Start of Collected material

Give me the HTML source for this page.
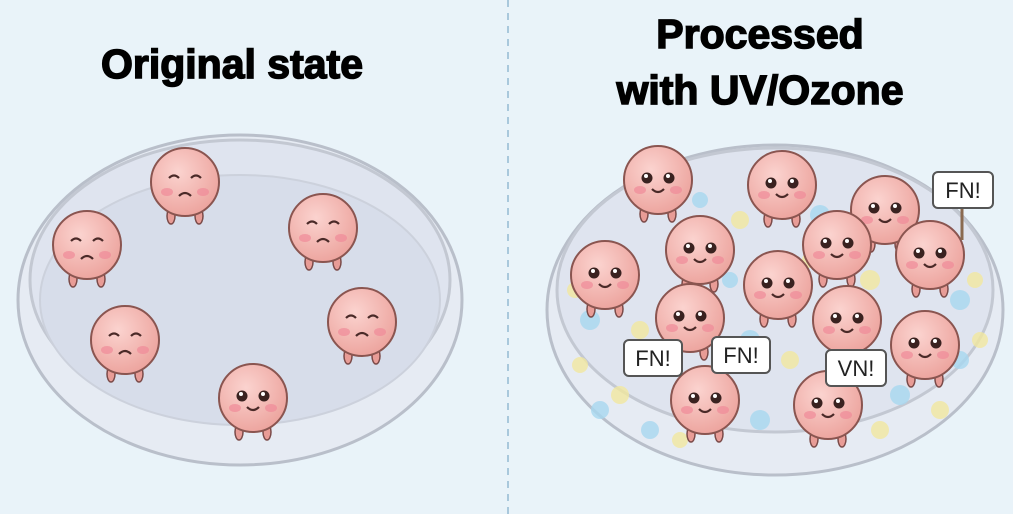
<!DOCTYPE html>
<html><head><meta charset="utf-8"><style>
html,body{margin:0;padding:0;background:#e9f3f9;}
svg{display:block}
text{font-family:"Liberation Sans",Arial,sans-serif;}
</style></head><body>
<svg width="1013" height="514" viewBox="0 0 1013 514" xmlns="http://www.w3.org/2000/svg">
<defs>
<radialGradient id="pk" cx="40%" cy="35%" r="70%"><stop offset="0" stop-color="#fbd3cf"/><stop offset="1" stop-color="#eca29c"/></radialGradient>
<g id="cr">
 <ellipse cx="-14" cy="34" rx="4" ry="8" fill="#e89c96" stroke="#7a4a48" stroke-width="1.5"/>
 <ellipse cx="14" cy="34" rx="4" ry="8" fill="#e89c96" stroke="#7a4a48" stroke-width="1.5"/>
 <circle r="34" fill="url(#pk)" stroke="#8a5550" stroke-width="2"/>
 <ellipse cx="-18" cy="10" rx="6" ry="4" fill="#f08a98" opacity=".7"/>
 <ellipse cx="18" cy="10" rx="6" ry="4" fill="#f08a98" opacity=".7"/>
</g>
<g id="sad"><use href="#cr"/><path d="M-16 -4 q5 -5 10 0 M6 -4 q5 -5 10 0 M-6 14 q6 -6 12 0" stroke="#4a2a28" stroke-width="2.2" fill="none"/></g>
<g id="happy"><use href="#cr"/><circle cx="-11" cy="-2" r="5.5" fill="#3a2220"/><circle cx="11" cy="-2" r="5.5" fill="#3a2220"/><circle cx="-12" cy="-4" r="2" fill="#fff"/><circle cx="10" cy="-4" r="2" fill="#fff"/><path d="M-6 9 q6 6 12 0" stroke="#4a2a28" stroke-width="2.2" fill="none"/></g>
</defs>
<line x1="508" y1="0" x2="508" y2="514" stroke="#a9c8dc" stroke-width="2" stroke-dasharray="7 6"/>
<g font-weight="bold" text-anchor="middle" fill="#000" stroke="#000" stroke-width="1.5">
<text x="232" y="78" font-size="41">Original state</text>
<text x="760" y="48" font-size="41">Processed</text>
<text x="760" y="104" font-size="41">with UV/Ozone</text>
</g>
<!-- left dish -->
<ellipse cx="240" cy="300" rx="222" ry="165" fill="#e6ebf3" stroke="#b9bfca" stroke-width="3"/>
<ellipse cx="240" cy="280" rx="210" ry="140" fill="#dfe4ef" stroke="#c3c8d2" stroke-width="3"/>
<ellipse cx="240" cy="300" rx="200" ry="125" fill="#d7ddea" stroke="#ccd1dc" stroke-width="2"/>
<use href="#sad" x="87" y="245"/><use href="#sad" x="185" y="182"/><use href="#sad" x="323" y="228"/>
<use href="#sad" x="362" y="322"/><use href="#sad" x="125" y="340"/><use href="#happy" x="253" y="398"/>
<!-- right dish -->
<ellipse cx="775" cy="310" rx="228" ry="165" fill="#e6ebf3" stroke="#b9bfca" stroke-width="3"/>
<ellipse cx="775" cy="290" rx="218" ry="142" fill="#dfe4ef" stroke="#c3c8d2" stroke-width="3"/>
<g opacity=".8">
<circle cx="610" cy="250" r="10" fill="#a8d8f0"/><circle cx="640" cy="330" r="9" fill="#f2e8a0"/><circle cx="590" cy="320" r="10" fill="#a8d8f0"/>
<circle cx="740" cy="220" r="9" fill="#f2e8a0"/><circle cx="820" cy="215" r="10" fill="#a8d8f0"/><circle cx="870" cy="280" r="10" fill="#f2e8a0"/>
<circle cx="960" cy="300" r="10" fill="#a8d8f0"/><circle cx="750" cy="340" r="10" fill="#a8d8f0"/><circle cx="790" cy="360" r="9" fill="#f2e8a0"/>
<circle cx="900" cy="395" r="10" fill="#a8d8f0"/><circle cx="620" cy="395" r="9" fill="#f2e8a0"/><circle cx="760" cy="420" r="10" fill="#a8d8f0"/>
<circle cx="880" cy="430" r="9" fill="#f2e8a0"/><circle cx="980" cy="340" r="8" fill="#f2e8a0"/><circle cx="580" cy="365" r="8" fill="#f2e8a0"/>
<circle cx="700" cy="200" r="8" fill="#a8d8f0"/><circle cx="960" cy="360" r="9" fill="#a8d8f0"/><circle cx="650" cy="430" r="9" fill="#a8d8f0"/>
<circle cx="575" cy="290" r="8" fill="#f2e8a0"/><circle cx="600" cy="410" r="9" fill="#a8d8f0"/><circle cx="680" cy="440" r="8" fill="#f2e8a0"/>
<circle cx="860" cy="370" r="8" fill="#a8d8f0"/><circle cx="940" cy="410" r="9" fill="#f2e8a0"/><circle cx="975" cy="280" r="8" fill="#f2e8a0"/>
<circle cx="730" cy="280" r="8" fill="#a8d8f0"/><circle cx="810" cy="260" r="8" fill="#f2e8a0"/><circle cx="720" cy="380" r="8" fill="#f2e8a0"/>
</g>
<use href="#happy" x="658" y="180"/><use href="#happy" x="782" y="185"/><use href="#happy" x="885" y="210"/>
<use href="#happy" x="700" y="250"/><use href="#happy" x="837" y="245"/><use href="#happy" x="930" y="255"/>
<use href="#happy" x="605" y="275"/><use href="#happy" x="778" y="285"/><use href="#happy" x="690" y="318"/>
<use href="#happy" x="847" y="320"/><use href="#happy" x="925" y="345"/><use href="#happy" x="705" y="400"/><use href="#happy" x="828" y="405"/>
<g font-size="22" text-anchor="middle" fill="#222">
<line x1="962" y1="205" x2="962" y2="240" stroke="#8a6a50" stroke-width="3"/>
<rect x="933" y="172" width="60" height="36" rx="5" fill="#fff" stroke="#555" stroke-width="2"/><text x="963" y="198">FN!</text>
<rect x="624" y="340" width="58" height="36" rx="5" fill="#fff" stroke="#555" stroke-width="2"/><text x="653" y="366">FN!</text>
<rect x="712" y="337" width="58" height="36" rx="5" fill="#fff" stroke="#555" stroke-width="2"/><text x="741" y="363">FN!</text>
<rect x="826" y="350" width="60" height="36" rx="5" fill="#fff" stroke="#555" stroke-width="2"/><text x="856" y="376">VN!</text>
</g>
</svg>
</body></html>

End of Collected material

_Challenge_
Quote the full listing above word for word; exclude every picture from the copy.

_Exercise answer_
Give me the HTML source for this page.
<!DOCTYPE html>
<html><head><meta charset="utf-8"><style>
html,body{margin:0;padding:0;background:#e9f3f9;}
svg{display:block}
text{font-family:"Liberation Sans",Arial,sans-serif;}
</style></head><body>
<svg width="1013" height="514" viewBox="0 0 1013 514" xmlns="http://www.w3.org/2000/svg">
<defs>
<radialGradient id="pk" cx="40%" cy="35%" r="70%"><stop offset="0" stop-color="#fbd3cf"/><stop offset="1" stop-color="#eca29c"/></radialGradient>
<g id="cr">
 <ellipse cx="-14" cy="34" rx="4" ry="8" fill="#e89c96" stroke="#7a4a48" stroke-width="1.5"/>
 <ellipse cx="14" cy="34" rx="4" ry="8" fill="#e89c96" stroke="#7a4a48" stroke-width="1.5"/>
 <circle r="34" fill="url(#pk)" stroke="#8a5550" stroke-width="2"/>
 <ellipse cx="-18" cy="10" rx="6" ry="4" fill="#f08a98" opacity=".7"/>
 <ellipse cx="18" cy="10" rx="6" ry="4" fill="#f08a98" opacity=".7"/>
</g>
<g id="sad"><use href="#cr"/><path d="M-16 -4 q5 -5 10 0 M6 -4 q5 -5 10 0 M-6 14 q6 -6 12 0" stroke="#4a2a28" stroke-width="2.2" fill="none"/></g>
<g id="happy"><use href="#cr"/><circle cx="-11" cy="-2" r="5.5" fill="#3a2220"/><circle cx="11" cy="-2" r="5.5" fill="#3a2220"/><circle cx="-12" cy="-4" r="2" fill="#fff"/><circle cx="10" cy="-4" r="2" fill="#fff"/><path d="M-6 9 q6 6 12 0" stroke="#4a2a28" stroke-width="2.2" fill="none"/></g>
</defs>
<line x1="508" y1="0" x2="508" y2="514" stroke="#a9c8dc" stroke-width="2" stroke-dasharray="7 6"/>
<g font-weight="bold" text-anchor="middle" fill="#000" stroke="#000" stroke-width="1.5">
<text x="232" y="78" font-size="41">Original state</text>
<text x="760" y="48" font-size="41">Processed</text>
<text x="760" y="104" font-size="41">with UV/Ozone</text>
</g>
<!-- left dish -->
<ellipse cx="240" cy="300" rx="222" ry="165" fill="#e6ebf3" stroke="#b9bfca" stroke-width="3"/>
<ellipse cx="240" cy="280" rx="210" ry="140" fill="#dfe4ef" stroke="#c3c8d2" stroke-width="3"/>
<ellipse cx="240" cy="300" rx="200" ry="125" fill="#d7ddea" stroke="#ccd1dc" stroke-width="2"/>
<use href="#sad" x="87" y="245"/><use href="#sad" x="185" y="182"/><use href="#sad" x="323" y="228"/>
<use href="#sad" x="362" y="322"/><use href="#sad" x="125" y="340"/><use href="#happy" x="253" y="398"/>
<!-- right dish -->
<ellipse cx="775" cy="310" rx="228" ry="165" fill="#e6ebf3" stroke="#b9bfca" stroke-width="3"/>
<ellipse cx="775" cy="290" rx="218" ry="142" fill="#dfe4ef" stroke="#c3c8d2" stroke-width="3"/>
<g opacity=".8">
<circle cx="610" cy="250" r="10" fill="#a8d8f0"/><circle cx="640" cy="330" r="9" fill="#f2e8a0"/><circle cx="590" cy="320" r="10" fill="#a8d8f0"/>
<circle cx="740" cy="220" r="9" fill="#f2e8a0"/><circle cx="820" cy="215" r="10" fill="#a8d8f0"/><circle cx="870" cy="280" r="10" fill="#f2e8a0"/>
<circle cx="960" cy="300" r="10" fill="#a8d8f0"/><circle cx="750" cy="340" r="10" fill="#a8d8f0"/><circle cx="790" cy="360" r="9" fill="#f2e8a0"/>
<circle cx="900" cy="395" r="10" fill="#a8d8f0"/><circle cx="620" cy="395" r="9" fill="#f2e8a0"/><circle cx="760" cy="420" r="10" fill="#a8d8f0"/>
<circle cx="880" cy="430" r="9" fill="#f2e8a0"/><circle cx="980" cy="340" r="8" fill="#f2e8a0"/><circle cx="580" cy="365" r="8" fill="#f2e8a0"/>
<circle cx="700" cy="200" r="8" fill="#a8d8f0"/><circle cx="960" cy="360" r="9" fill="#a8d8f0"/><circle cx="650" cy="430" r="9" fill="#a8d8f0"/>
<circle cx="575" cy="290" r="8" fill="#f2e8a0"/><circle cx="600" cy="410" r="9" fill="#a8d8f0"/><circle cx="680" cy="440" r="8" fill="#f2e8a0"/>
<circle cx="860" cy="370" r="8" fill="#a8d8f0"/><circle cx="940" cy="410" r="9" fill="#f2e8a0"/><circle cx="975" cy="280" r="8" fill="#f2e8a0"/>
<circle cx="730" cy="280" r="8" fill="#a8d8f0"/><circle cx="810" cy="260" r="8" fill="#f2e8a0"/><circle cx="720" cy="380" r="8" fill="#f2e8a0"/>
</g>
<use href="#happy" x="658" y="180"/><use href="#happy" x="782" y="185"/><use href="#happy" x="885" y="210"/>
<use href="#happy" x="700" y="250"/><use href="#happy" x="837" y="245"/><use href="#happy" x="930" y="255"/>
<use href="#happy" x="605" y="275"/><use href="#happy" x="778" y="285"/><use href="#happy" x="690" y="318"/>
<use href="#happy" x="847" y="320"/><use href="#happy" x="925" y="345"/><use href="#happy" x="705" y="400"/><use href="#happy" x="828" y="405"/>
<g font-size="22" text-anchor="middle" fill="#222">
<line x1="962" y1="205" x2="962" y2="240" stroke="#8a6a50" stroke-width="3"/>
<rect x="933" y="172" width="60" height="36" rx="5" fill="#fff" stroke="#555" stroke-width="2"/><text x="963" y="198">FN!</text>
<rect x="624" y="340" width="58" height="36" rx="5" fill="#fff" stroke="#555" stroke-width="2"/><text x="653" y="366">FN!</text>
<rect x="712" y="337" width="58" height="36" rx="5" fill="#fff" stroke="#555" stroke-width="2"/><text x="741" y="363">FN!</text>
<rect x="826" y="350" width="60" height="36" rx="5" fill="#fff" stroke="#555" stroke-width="2"/><text x="856" y="376">VN!</text>
</g>
</svg>
</body></html>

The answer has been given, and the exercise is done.